Em tempos de coronavírus, é um pouco estranho dizer que um vírus tenha sido responsável por salvar a vida de alguém. Mas foi exatamente isso que aconteceu em um caso recentemente reportado à revista eletrônica Nature Communications. O artigo da alguns detalhes de como tudo aconteceu, especialmente o porquê dos médicos terem optado por aplicar um supervírus em uma vítima de bomba.
Vírus podem ser uma grande dor de cabeça, como a pandemia tem mostrado. Esses microrganismos podem matar, o que nesse caso específico foi uma boa coisa. Acontece que a vítima, uma mulher de 30 anos, desenvolveu uma superbactéria em um ferimento causado por bomba. Para entender o conceito de superbactérias, basta entender que se trata de microrganismos que não são sensíveis aos antibióticos existentes. Isto significa, em outras palavras, que não havia remédio para o caso em questão e o desfecho poderia ser a amputação do membro atingido, ou a morte.
Tudo começou em 2016, quando a mulher sobreviveu a um atentado suicida em Bruxelas. Os danos em seu corpo foram extensos, ao ponto de causar uma parada cardíaca durante sua internação. Depois de procedimentos invasivos e dolorosos, como a remoção de parte de sua pélvis, seu quadro foi considerado estável. Tudo parecia resolvido e, embora fosse precisar de muita ajuda para retomar a vida, a vítima parecia estar se encaminhando para a alta hospitalar. Quatro dias depois, no entanto, o pior aconteceu.
Uma das feridas causadas pela bomba, segundo o artigo, desenvolveu uma superbactéria. A esta altura, a mulher já havia recebido todos os cursos de antibióticos possíveis, mas nada havia dado resultado. Como tentativa de tratar o problema, os médicos chegaram a aplicar um auto enxerto muscular na área afetada. Em questão de dias, no entanto, o enxerto necrosou. A situação já era desesperadora quando os médicos decidiram usar o tratamento com o vírus.
A ideia pode parecer revolucionária, e talvez seja, mas não é uma novidade. Em 1919, o microbiologista francês Félix d’Hérelle, já usava esse tratamento para quadros de resistência de bactérias. Na época, a técnica foi desenvolvida pela falta de antibióticos. Hoje existem vários tipos de antibióticos, mas também um aumento de bactérias resistentes a eles.

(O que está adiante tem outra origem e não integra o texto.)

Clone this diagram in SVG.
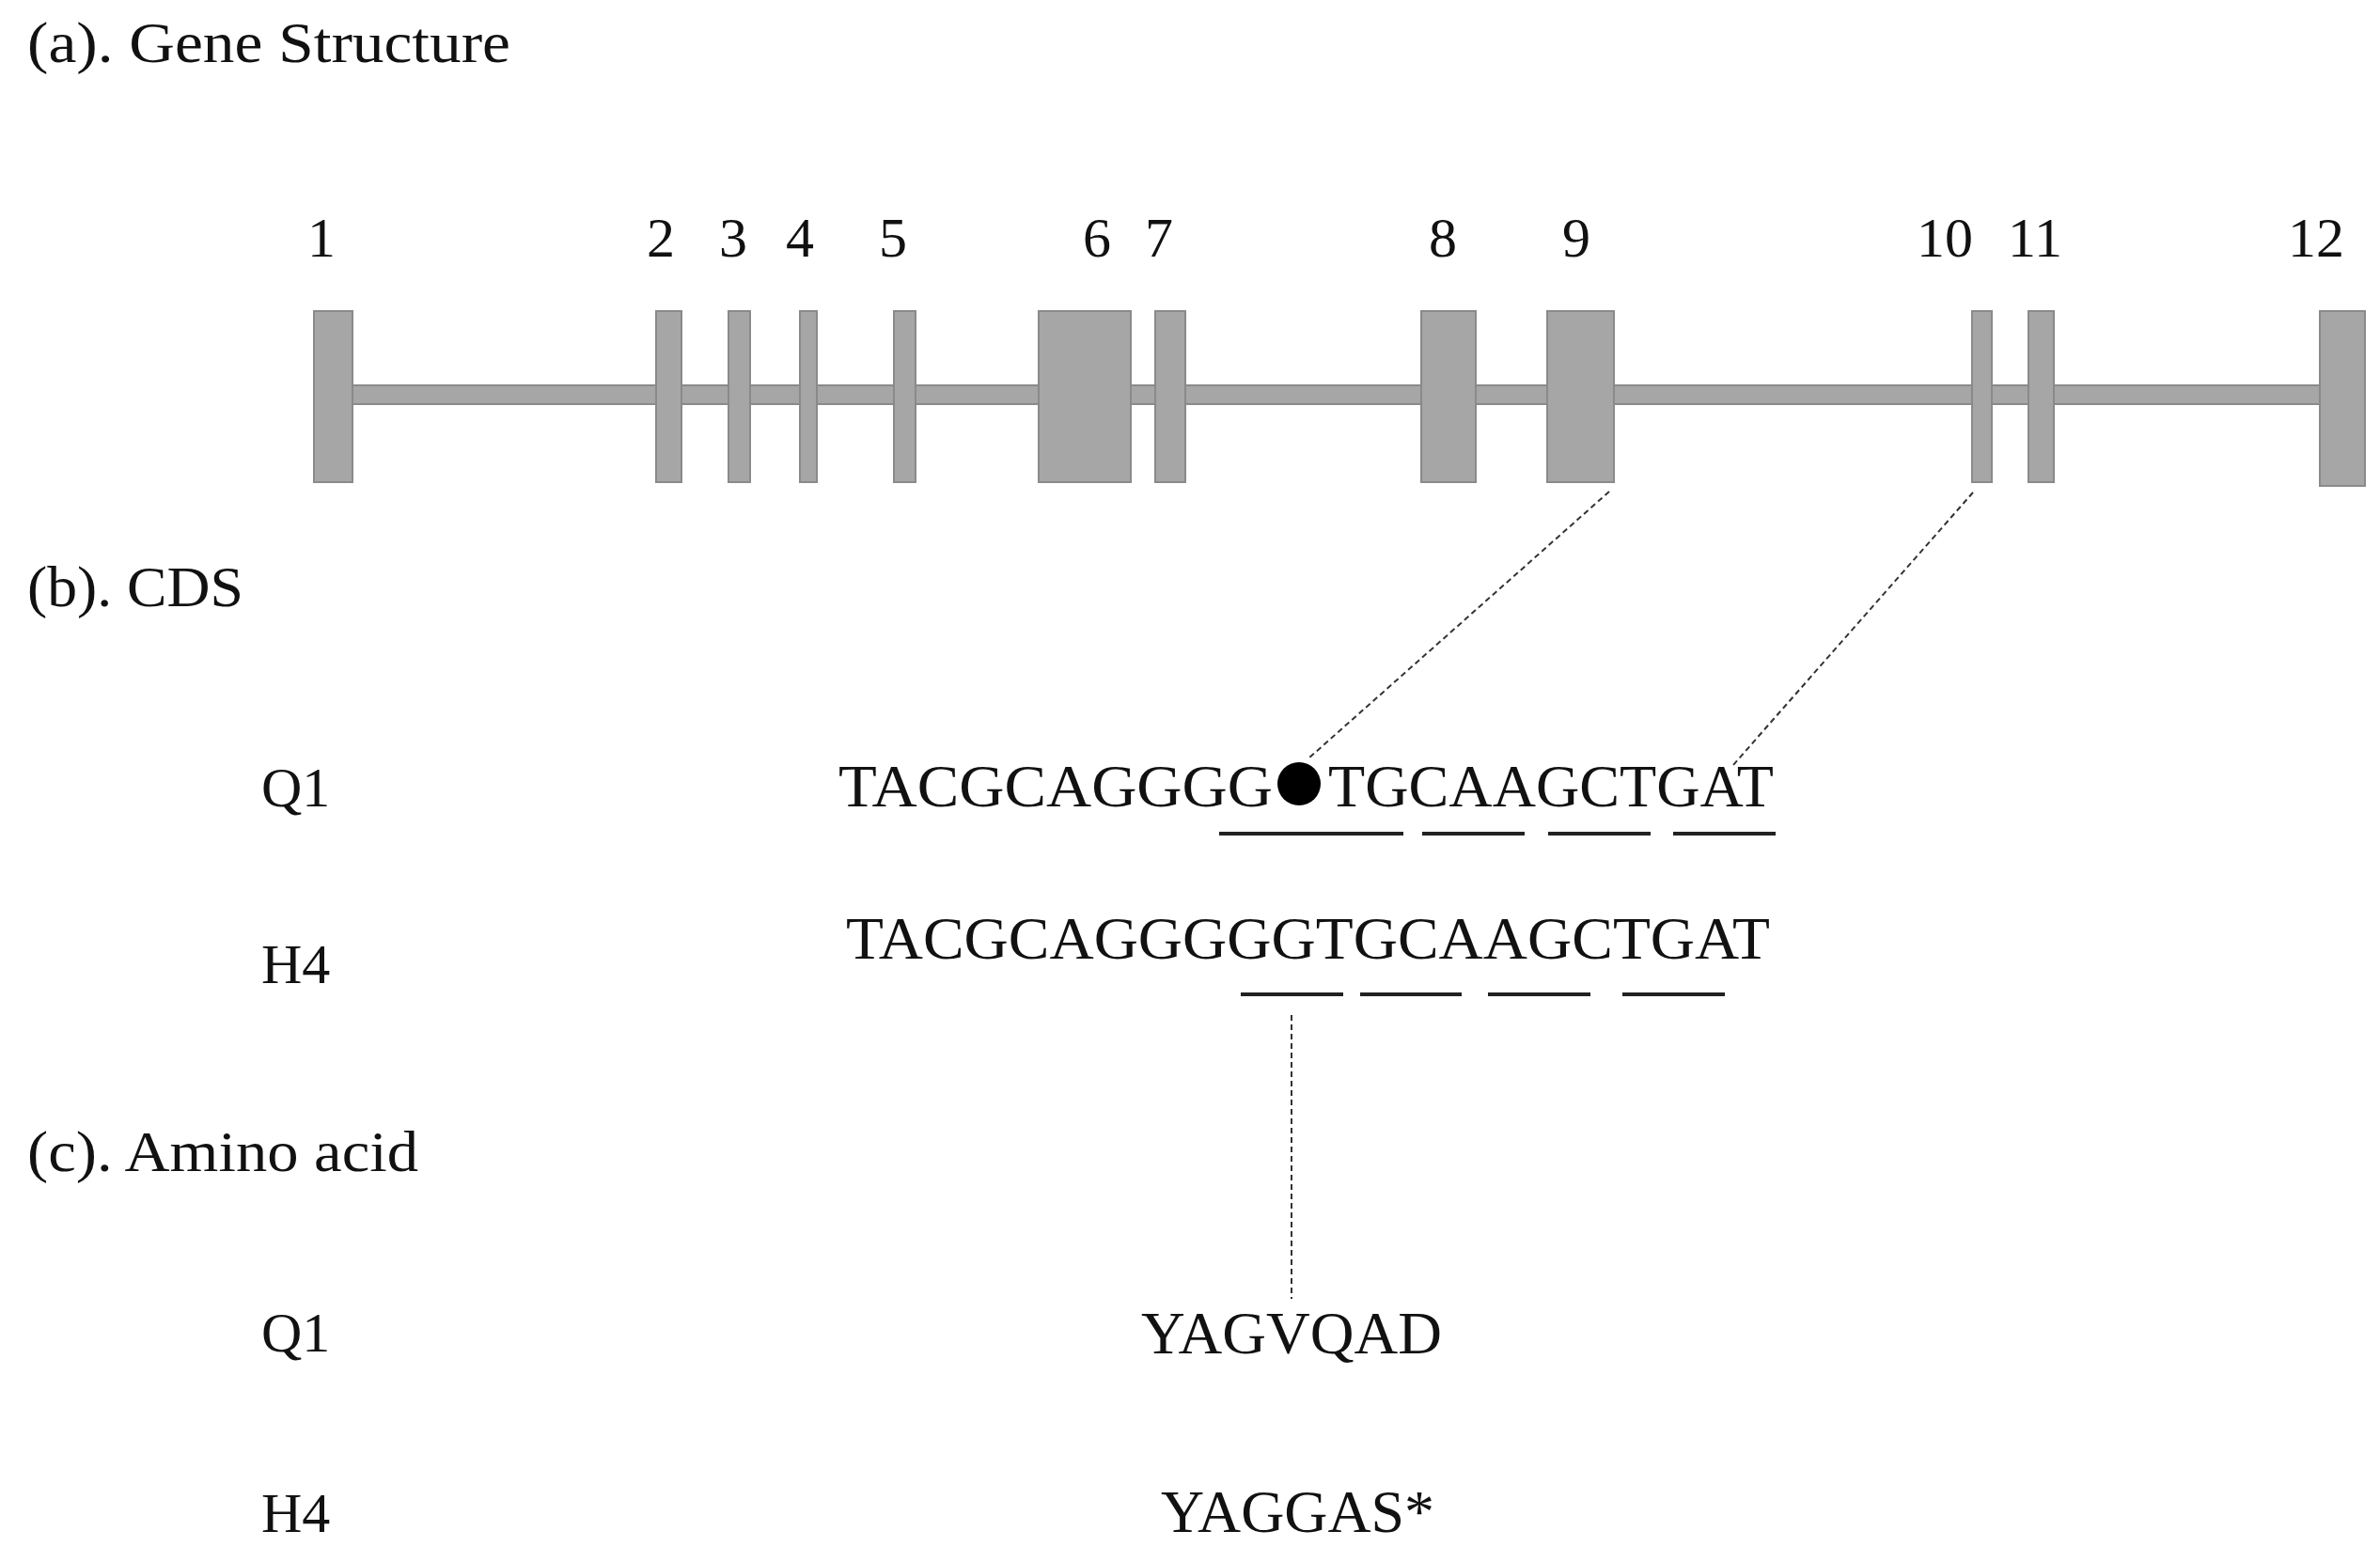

“Os bacteriófagos, também conhecidos como fagos, sobrevivem infectando bactérias, replicando e saindo de seu hospedeiro, o que destrói a bactéria”, explicou Kevin Doxzen, estudante de pós-doutorado Hoffmann na Universidade do Estado do Arizona, em um artigo em 2021. Uma das coisas mais positivas sobre os vírus bacteriófagos é sua capacidade em se adaptar.
No caso relatado no artigo, por exemplo, os pesquisadores encontraram um tipo ideal para combater a bactéria Klebsiella, que havia sido identificada na ferida em questão. Mas o procedimento não é tão simples quanto pegar um vírus e aplicar na ferida. Os médicos precisaram fazer o procedimento algumas vezes no laboratório, até selecionar os vírus mais adequados.
Para conseguir realizar o procedimento, os médicos precisaram convencer o Conselho Ético do hospital e conseguiram porque se tratava da última opção de tratamento possível. A paciente também foi consultada e deu consentimento, tornando o procedimento possível. Em 3 meses de tratamento, com o vírus e antibióticos, a mulher já estava muito melhor de saúde. O tratamento resultou no controle total da infecção, além da remissão da bactéria.